Anti-fungal eradicates HIV from infected cells

October 17, 2013

The topical anti-fungal agent ciclopirox causes HIV-infected cells to commit suicide by jamming up the cells’ powerhouse, the mitochondria, according to a recent study.The study, published in PLoS One, found that unlike currently available anti-HIV drugs, ciclopirox eradicates infectious HIV from cell cultures, with no rebound of virus when the drug is stopped.

The topical anti-fungal agent ciclopirox causes HIV-infected cells to commit suicide by jamming up the cells’ powerhouse, the mitochondria, according to a recent study.

The study, published in PLoS One, found that unlike currently available anti-HIV drugs, ciclopirox eradicates infectious HIV from cell cultures, with no rebound of virus when the drug is stopped.

Researchers at Rutgers New Jersey Medical School, demonstrated that ciclopirox and deferiprone inhibit a cellular protein hydroxylase-DOHH-in CD4 positive cells. 

“It had long been established that DOHH inhibition can arrest cell proliferation, required for maximal production of HIV, and cell proliferation-slowing drugs like hydroxyurea are known to hold back viral production without causing immune deficiency,” said researcher Hanauske-Abel, MD.

“DOHH inhibition may similarly score a first hit against the virus, but this is just a minor pinch compared to what happens next: All HIV infected cells that contain the genome of HIV and have been hijacked by HIV to produce infective HIV offspring by the billions per day, just shut down their production and burn up the HIV genome inside of them by committing suicide.

“HIV-infected cells rather kill themselves than be used by the virus to infect the entire body, a process appropriately labeled ‘altruistic suicide,’ or ‘apoptosis’ in scientific terms (accordingly, the researchers named this “therapeutic reclamation of apoptosis” or TRAP),” Dr Hanauske-Abel said.

When the DOHH inhibitors ciclopirox or deferiprone are then removed from the once highly infectious cultures, these cultures now are no longer infectious and new CD4 positive cells can be injected into them without restarting a new round of infection, he said.

“After monotherapy with either DOHH inhibitor, the cultures behave as if HIV has left without the ability to come back, ever; its DNA is so destroyed that it can no longer reignite infection.” 

This is a preclinical study.
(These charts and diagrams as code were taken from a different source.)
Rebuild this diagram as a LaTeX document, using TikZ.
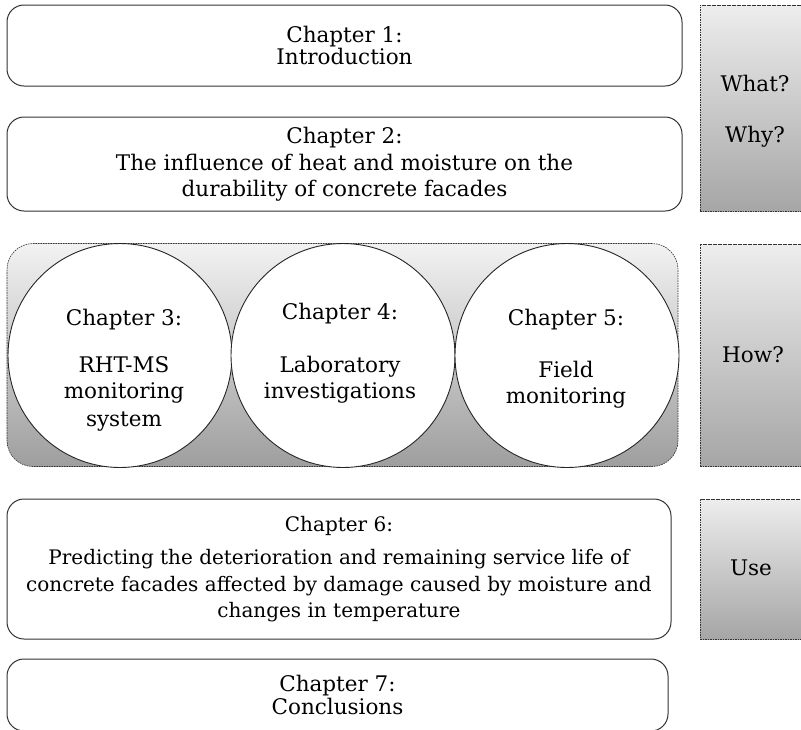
\documentclass[tikz,border=0pt]{standalone}
\usepackage{fontspec}
\setmainfont{DejaVu Serif}
\begin{document}
\begin{tikzpicture}[x=1pt,y=-1pt,
  font=\fontsize{21.5}{26}\selectfont,
  chapbox/.style={draw=black!80,line width=1pt,fill=white,rounded corners=17pt,
    align=center,inner sep=0pt},
  sidebox/.style={draw=black!80,line width=0.6pt,dash pattern=on 1.6pt off 0.9pt,
    top color=black!7,bottom color=black!35,inner sep=0pt,align=center},
  chapcircle/.style={draw=black!85,line width=0.9pt,fill=white,circle,
    minimum size=224pt,inner sep=0pt,align=center}]
\useasboundingbox (0,0) rectangle (801,729);
\clip (0,0) rectangle (801,729);

% right-hand question panels
\node[sidebox,minimum width=120pt,minimum height=206pt] (qwhat) at (760,108) {};
\node at (755,83) (twhat) {What?};
\node at (755,137) (twhy) {Why?};
\node[sidebox,minimum width=120pt,minimum height=222pt] (qhow) at (760,355) {};
\node at (753,355) (thow) {How?};
\node[sidebox,minimum width=120pt,minimum height=140pt] (quse) at (760,569) {};
\node at (751,568) (tuse) {Use};

% chapter boxes
\node[chapbox,minimum width=675pt,minimum height=81pt] (ch1) at (344.5,45.5)
  {Chapter 1:\\[-4pt]Introduction};
\node[chapbox,minimum width=675pt,minimum height=94pt] (ch2) at (344.5,164)
  {Chapter 2:\\[1pt]The influence of heat and moisture on the\\[0pt]durability of concrete facades};

% group of the three investigation chapters
\node[draw=black!80,line width=0.6pt,dash pattern=on 1.6pt off 0.9pt,
  top color=black!5,bottom color=black!38,rounded corners=26pt,
  minimum width=671pt,minimum height=223pt,inner sep=0pt] (grp) at (342.5,355) {};
\node[chapcircle] (ch3) at (120,355.5) {};
\node[chapcircle] (ch4) at (343,355.5) {};
\node[chapcircle] (ch5) at (567,355.5) {};
\node at (124,320) (t3a) {Chapter 3:};
\node[align=center] at (124,394) (t3b) {RHT-MS\\[0pt]monitoring\\[2pt]system};
\node at (340,314) (t4a) {Chapter 4:};
\node[align=center] at (340,380) (t4b) {Laboratory\\[0pt]investigations};
\node at (566,320) (t5a) {Chapter 5:};
\node[align=center] at (566,385) (t5b) {Field\\[0pt]monitoring};

\node[chapbox,minimum width=664pt,minimum height=140pt,
  font=\fontsize{20}{26}\selectfont] (ch6) at (339,569)
  {Chapter 6:\\[7pt]Predicting the deterioration and remaining service life of\\[1pt]concrete facades affected by damage caused by moisture and\\[0pt]changes in temperature};
\node[chapbox,minimum width=661pt,minimum height=72pt] (ch7) at (337.5,695)
  {Chapter 7:\\[-3pt]Conclusions};
\end{tikzpicture}
\end{document}
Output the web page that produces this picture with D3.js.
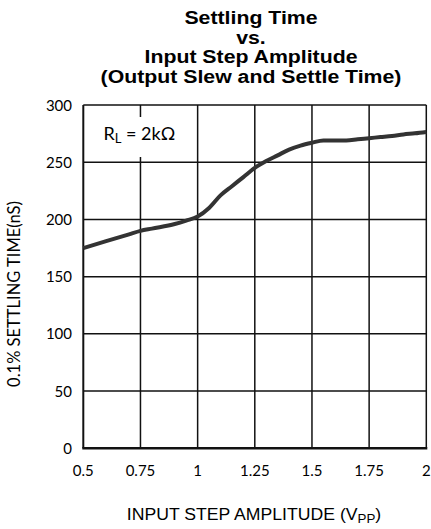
<!DOCTYPE html>
<html><head><meta charset="utf-8">
<script src="https://cdn.jsdelivr.net/npm/d3@7"></script>
<style>html,body{margin:0;padding:0;background:#fff;}svg{display:block;}</style>
</head><body>
<svg id="c" width="431" height="529"></svg>
<script>
const amplitude = [0.5,0.6,0.7,0.75,0.8,0.9,0.95,1.0,1.05,1.1,1.15,1.2,1.25,1.3,1.35,1.4,1.45,1.5,1.55,1.6,1.65,1.7,1.75,1.8,1.85,1.9,1.95,2.0];
const settling = [175,181,187,190,192,196,199,202.5,210,221,229,237,245,251,256,261,264.5,267,269,269,269,270,271,272,273,274.3,275.3,276.5];
const xTicks = [0.5,0.75,1,1.25,1.5,1.75,2];
const yTicks = [0,50,100,150,200,250,300];
const titleLines = ["Settling Time","vs.","Input Step Amplitude","(Output Slew and Settle Time)"];

const svg = d3.select("#c");
const L=83.3, R=426.3, T=105, B=448.3;
const x = d3.scaleLinear().domain([0.5,2]).range([L,R]);
const y = d3.scaleLinear().domain([0,300]).range([B,T]);
const lab = "Lato, 'Open Sans', sans-serif";
const arial = "'Liberation Sans', Arial, sans-serif";

// title
titleLines.forEach((t,i)=>{
  svg.append("text").attr("transform",`translate(251,${24+i*19.5}) scale(1.12,1)`)
    .attr("text-anchor","middle").attr("font-family",arial)
    .attr("font-weight","bold").attr("font-size",19).attr("fill","#000").text(t);
});

// grid
const g = svg.append("g");
g.selectAll("line.v").data(xTicks.slice(1)).join("line").attr("class","v")
  .attr("x1",d=>x(d)).attr("x2",d=>x(d)).attr("y1",T).attr("y2",B)
  .attr("stroke","#111").attr("stroke-width",1.5);
g.selectAll("line.h").data(yTicks.slice(1)).join("line").attr("class","h")
  .attr("x1",L).attr("x2",R).attr("y1",d=>y(d)).attr("y2",d=>y(d))
  .attr("stroke","#111").attr("stroke-width",1.5);

// axes lines
svg.append("line").attr("x1",L).attr("x2",L).attr("y1",T).attr("y2",B).attr("stroke","#111").attr("stroke-width",2);
svg.append("line").attr("x1",L-1).attr("x2",R+1).attr("y1",B).attr("y2",B).attr("stroke","#111").attr("stroke-width",2.5);

// R_L label with white box
svg.append("rect").attr("x",100).attr("y",117).attr("width",82).attr("height",40).attr("fill","#fff");
const rl = svg.append("text").attr("x",103.5).attr("y",139.5).attr("font-family",lab).attr("font-size",18).attr("fill","#000");
rl.append("tspan").text("R");
rl.append("tspan").attr("font-size",13).attr("dy",3).text("L");
rl.append("tspan").attr("dy",-3).text(" = 2k\u03A9");

// curve
svg.append("path").datum(amplitude.map((a,i)=>[a,settling[i]]))
  .attr("fill","none").attr("stroke","#333").attr("stroke-width",4).attr("stroke-linejoin","round")
  .attr("d",d3.line().x(d=>x(d[0])).y(d=>y(d[1])).curve(d3.curveMonotoneX));

// tick labels
svg.append("g").selectAll("text").data(xTicks).join("text")
  .attr("x",d=>x(d)).attr("y",475.5).attr("text-anchor","middle").attr("font-family",lab).attr("font-size",15)
  .text(d=>d3.format("")(d));
svg.append("g").selectAll("text").data(yTicks).join("text")
  .attr("x",72).attr("y",d=>y(d)+5.5).attr("text-anchor","end").attr("font-family",lab).attr("font-size",15)
  .text(d=>d);

// x title
const xt = svg.append("text").attr("transform","translate(254,519.5) scale(1.07,1)").attr("text-anchor","middle")
  .attr("font-family",arial).attr("font-size",16.5).attr("fill","#000");
xt.append("tspan").text("INPUT STEP AMPLITUDE (V");
xt.append("tspan").attr("font-size",12.5).attr("dy",3).text("PP");
xt.append("tspan").attr("dy",-3).text(")");

// y title
svg.append("text").attr("transform","translate(20,294) rotate(-90)").attr("text-anchor","middle")
  .attr("font-family",lab).attr("font-size",16.5).text("0.1% SETTLING TIME(nS)");
</script>
</body></html>
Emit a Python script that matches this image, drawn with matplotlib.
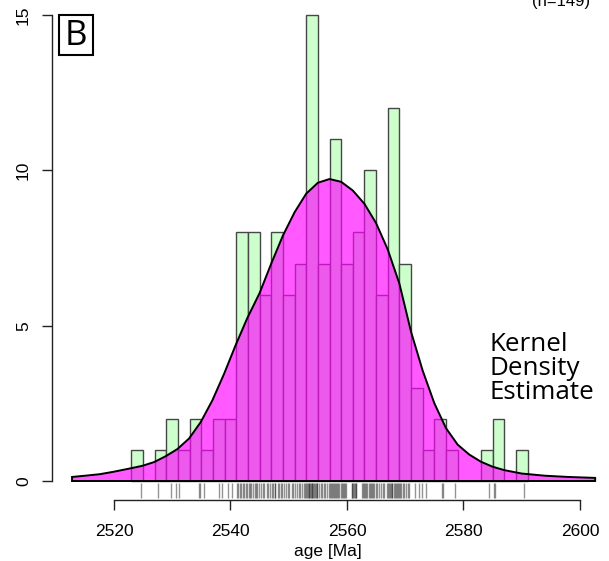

The researchers conducted a phase 1 trial with deferiprone and are in the process of completing the manuscript of that clinical study.

“As a physician, any phase 1 study is not immediately relevant for managed care and hospital decision-makers - except to put that item on their radar screen,” Dr Hanauske-Abel said. “Any drug that has the potential to terminate HIV infection, or shut it down for some time until internal re-infection might occur from some hidden sanctuary in latently infected cells-a specialty of HIV that we did not yet examine-has obviously enormous economic significance in terms of reducing cost of treatment.

“At the present time, billions of dollars are required just for the day-to-day supply of antiretrovirals that do not eliminate the productions sites of HIV even when used in combination therapy like combination antiretroviral therapy (cART/highly active antiretroviral therapy [HAART]). Deferiprone and ciclopirox do eliminate the productions sites of HIV when use in monotherapy.”

The availability of about 2 dozen suppressive antiretrovirals create the public impression that HIV-AIDS is manageable and that humans have controlled the HIV-AIDS pandemic. Not so, according to Dr Hanauske-Abel.

“Suppressive antiretrovirals are available to at most 50 percent of all infected persons, and to as few as 12 percent or less in resource-limited hyperepidemic countries,” he said.

“The need for life-long cART extracts extraordinary economic expense. In the absence of protective microbicides and effective vaccines, efforts to treat patients and slow the pandemic are locked into expanded use of suppressive antiretrovirals, a ‘more of the same’ strategy.

“These drugs do not attack the sites that, by mass-producing HIV-1, enable the selection of genetic variants for enhanced drug resistance and human infectivity: cART leaves infected cells intact, ready to launch HIV-1 resistance and breakthrough, and to drive rebound as soon as medicinal suppression wanes. Escape mutations are transmitted and propagate drug-experienced virus to drug-naive persons. Despite cART, HIV-1 reportedly gained in virulence,” Dr Hanauske-Abel said.

“As with drug-resistant TB and drug-resistant malaria and drug-resistant E coli and drug-resistant S aureus, we are not only facing fiscal limits for treatment by drugs, we are facing the exhaustion of the chemical library of basic structures that can be modified to catch escape mutations,” Dr Hanauske-Abel said. “We can modify the penicillin or cephalosporin core not endlessly, but the microbes can mutate way endlessly, they have Darwin and evolution on their side. With regard to HIV, we therefore pursued to idea to destroy its production sites selectively: If virus cannot be produced, then there are no mutants that can be selected for drug resistance. Darwin and evolution no longer are in the employ of HIV. And selective killing of pathogenic cells is a basic therapeutic principle, done every day in medical oncology.”